■ DESCRIPTION OF THE TASK:
Print nothing but the lines from the start of the listing below through the line that contains "rude_pravo = [66, 48, 46, 19, 13, None, 100]". Do not include the pictures.

■ TASK INPUT:
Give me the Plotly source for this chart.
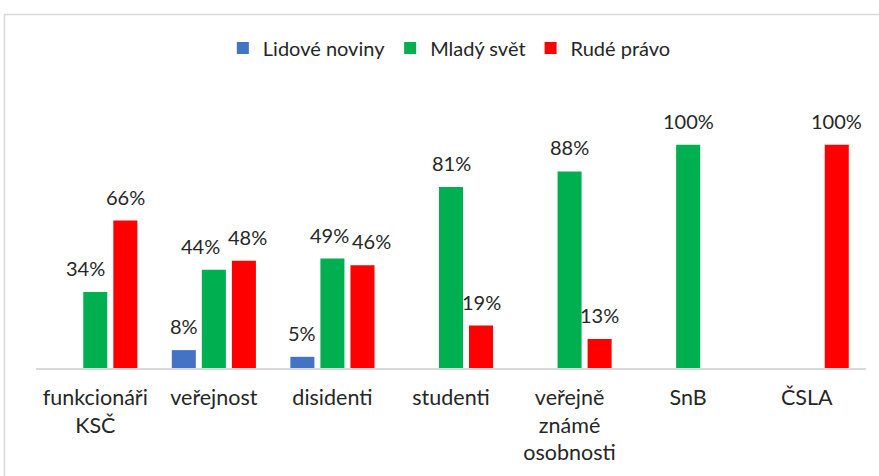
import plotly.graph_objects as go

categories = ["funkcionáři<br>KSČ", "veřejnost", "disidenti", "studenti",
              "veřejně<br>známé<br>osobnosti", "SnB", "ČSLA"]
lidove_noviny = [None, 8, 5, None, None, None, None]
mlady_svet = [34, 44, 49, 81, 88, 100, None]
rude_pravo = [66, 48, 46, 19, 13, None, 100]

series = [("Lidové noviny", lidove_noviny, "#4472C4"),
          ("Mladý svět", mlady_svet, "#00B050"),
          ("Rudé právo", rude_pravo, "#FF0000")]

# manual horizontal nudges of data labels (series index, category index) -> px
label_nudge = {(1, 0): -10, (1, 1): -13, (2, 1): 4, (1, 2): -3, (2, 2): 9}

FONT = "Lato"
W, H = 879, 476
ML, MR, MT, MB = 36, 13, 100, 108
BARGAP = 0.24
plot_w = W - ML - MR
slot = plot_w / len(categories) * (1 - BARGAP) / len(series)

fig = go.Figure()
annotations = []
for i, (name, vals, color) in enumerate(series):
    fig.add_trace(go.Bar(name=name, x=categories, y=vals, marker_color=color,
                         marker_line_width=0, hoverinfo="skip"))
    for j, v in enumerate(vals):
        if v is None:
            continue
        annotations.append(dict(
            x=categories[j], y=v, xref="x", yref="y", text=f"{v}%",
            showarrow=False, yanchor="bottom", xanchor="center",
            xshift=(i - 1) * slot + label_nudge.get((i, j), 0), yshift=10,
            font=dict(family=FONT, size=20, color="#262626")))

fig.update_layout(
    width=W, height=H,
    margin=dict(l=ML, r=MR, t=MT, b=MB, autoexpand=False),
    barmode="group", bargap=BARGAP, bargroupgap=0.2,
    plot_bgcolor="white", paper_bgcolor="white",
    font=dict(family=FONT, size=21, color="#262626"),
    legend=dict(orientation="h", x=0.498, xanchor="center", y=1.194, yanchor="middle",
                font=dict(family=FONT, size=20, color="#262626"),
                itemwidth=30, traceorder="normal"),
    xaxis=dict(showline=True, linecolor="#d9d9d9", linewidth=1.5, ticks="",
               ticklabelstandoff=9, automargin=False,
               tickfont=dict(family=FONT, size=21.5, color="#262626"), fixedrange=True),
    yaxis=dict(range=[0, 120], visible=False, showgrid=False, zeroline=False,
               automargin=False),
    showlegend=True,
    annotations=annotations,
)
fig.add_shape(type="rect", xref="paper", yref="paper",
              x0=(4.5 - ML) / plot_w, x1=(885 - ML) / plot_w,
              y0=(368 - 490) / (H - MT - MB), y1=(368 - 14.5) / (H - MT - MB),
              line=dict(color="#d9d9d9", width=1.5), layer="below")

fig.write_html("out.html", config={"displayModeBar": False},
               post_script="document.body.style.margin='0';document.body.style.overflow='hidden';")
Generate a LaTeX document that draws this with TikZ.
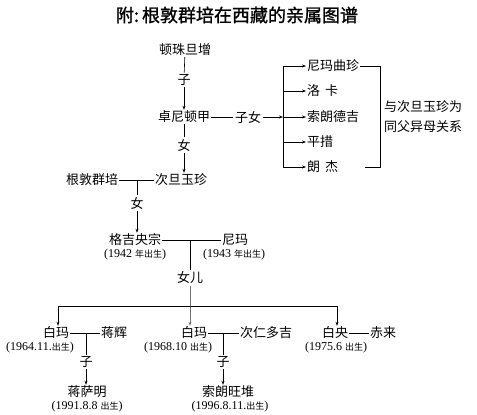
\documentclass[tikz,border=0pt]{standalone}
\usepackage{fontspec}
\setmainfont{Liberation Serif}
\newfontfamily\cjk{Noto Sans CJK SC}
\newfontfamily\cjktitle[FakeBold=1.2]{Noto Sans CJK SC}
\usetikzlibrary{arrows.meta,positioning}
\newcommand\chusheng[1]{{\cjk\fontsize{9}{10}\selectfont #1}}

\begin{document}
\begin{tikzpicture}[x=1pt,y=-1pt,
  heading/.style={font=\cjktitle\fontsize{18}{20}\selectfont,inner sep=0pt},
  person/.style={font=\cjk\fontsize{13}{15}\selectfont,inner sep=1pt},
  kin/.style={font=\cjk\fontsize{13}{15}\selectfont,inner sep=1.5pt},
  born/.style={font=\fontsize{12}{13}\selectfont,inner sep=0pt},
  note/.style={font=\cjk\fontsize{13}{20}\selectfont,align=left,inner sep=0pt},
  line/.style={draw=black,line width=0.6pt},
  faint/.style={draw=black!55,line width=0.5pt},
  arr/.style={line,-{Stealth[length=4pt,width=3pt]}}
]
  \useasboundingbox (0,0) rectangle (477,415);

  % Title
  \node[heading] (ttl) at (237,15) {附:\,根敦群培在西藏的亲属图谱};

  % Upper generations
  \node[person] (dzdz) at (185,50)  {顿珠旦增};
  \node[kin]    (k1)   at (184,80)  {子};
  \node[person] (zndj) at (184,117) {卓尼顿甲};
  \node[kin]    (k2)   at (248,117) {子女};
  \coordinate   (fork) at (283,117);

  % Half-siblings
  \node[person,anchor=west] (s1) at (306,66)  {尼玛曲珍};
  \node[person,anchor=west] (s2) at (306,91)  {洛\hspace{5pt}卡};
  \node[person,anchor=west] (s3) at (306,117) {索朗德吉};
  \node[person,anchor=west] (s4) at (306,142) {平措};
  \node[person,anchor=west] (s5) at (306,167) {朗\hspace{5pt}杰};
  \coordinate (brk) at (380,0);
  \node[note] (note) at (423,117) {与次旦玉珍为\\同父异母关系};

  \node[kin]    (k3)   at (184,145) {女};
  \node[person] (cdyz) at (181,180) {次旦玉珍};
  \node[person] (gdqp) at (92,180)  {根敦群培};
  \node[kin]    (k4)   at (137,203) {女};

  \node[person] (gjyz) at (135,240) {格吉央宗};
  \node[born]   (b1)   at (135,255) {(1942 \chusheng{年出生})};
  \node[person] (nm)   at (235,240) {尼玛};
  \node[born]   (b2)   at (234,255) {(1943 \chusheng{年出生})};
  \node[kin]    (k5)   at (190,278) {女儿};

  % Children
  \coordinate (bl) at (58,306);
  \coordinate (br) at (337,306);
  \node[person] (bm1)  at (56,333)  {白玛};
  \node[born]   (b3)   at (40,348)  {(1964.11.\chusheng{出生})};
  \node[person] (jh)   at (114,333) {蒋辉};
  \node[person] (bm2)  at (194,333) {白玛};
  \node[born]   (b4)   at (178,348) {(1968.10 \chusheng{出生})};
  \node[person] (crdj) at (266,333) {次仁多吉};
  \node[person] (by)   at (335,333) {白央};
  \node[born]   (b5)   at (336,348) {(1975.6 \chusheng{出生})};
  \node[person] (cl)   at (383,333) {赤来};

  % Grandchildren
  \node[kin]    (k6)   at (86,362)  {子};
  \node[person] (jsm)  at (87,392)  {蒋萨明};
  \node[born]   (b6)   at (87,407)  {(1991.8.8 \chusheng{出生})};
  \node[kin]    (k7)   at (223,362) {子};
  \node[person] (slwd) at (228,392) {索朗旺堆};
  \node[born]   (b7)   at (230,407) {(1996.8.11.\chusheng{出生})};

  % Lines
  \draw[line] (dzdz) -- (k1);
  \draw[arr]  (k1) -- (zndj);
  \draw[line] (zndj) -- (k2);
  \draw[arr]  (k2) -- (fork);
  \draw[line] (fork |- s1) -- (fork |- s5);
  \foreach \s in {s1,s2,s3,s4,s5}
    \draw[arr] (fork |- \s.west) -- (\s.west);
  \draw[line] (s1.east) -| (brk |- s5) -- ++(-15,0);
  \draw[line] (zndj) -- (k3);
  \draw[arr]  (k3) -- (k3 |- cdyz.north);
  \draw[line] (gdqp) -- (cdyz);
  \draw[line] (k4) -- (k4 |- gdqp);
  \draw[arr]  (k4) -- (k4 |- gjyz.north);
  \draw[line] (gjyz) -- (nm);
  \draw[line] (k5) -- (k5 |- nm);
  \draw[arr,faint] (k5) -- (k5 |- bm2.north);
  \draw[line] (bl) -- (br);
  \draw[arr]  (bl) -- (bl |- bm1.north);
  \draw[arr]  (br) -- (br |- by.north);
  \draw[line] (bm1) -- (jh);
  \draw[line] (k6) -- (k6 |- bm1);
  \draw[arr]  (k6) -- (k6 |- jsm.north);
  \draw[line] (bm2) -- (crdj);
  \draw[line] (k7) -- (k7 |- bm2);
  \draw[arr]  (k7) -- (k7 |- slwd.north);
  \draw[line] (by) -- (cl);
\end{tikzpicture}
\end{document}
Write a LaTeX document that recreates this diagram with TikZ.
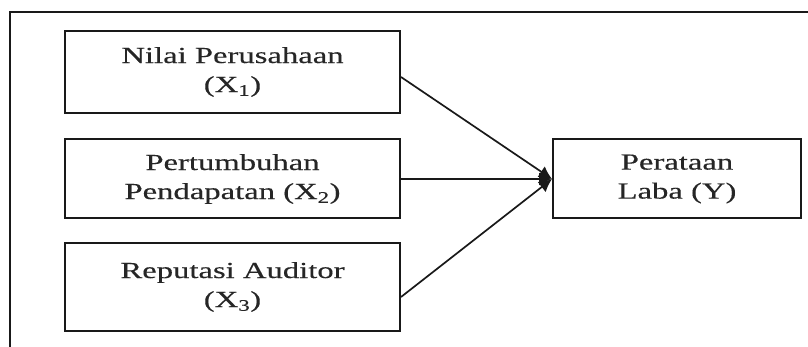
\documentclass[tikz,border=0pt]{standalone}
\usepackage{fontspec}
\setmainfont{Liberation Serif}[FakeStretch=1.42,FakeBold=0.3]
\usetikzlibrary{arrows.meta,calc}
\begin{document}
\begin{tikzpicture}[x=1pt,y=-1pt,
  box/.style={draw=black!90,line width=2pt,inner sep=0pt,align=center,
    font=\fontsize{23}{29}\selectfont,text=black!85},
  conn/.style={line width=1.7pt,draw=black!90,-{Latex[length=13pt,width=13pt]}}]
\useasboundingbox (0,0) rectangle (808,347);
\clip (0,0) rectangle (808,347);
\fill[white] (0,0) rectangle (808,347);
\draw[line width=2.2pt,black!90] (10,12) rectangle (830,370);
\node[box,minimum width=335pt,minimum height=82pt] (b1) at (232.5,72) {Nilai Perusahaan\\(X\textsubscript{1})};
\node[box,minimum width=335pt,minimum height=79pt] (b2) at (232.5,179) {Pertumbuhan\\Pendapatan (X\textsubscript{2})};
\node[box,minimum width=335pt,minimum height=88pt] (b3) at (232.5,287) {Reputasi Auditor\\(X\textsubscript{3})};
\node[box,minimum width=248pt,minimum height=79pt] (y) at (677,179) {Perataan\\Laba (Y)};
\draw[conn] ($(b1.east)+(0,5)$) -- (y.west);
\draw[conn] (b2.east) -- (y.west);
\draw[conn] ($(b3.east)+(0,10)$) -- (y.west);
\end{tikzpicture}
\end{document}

■ EXPECTED ANSWER:
Give me the Plotly source for this chart.
import plotly.graph_objects as go

categories = ["funkcionáři<br>KSČ", "veřejnost", "disidenti", "studenti",
              "veřejně<br>známé<br>osobnosti", "SnB", "ČSLA"]
lidove_noviny = [None, 8, 5, None, None, None, None]
mlady_svet = [34, 44, 49, 81, 88, 100, None]
rude_pravo = [66, 48, 46, 19, 13, None, 100]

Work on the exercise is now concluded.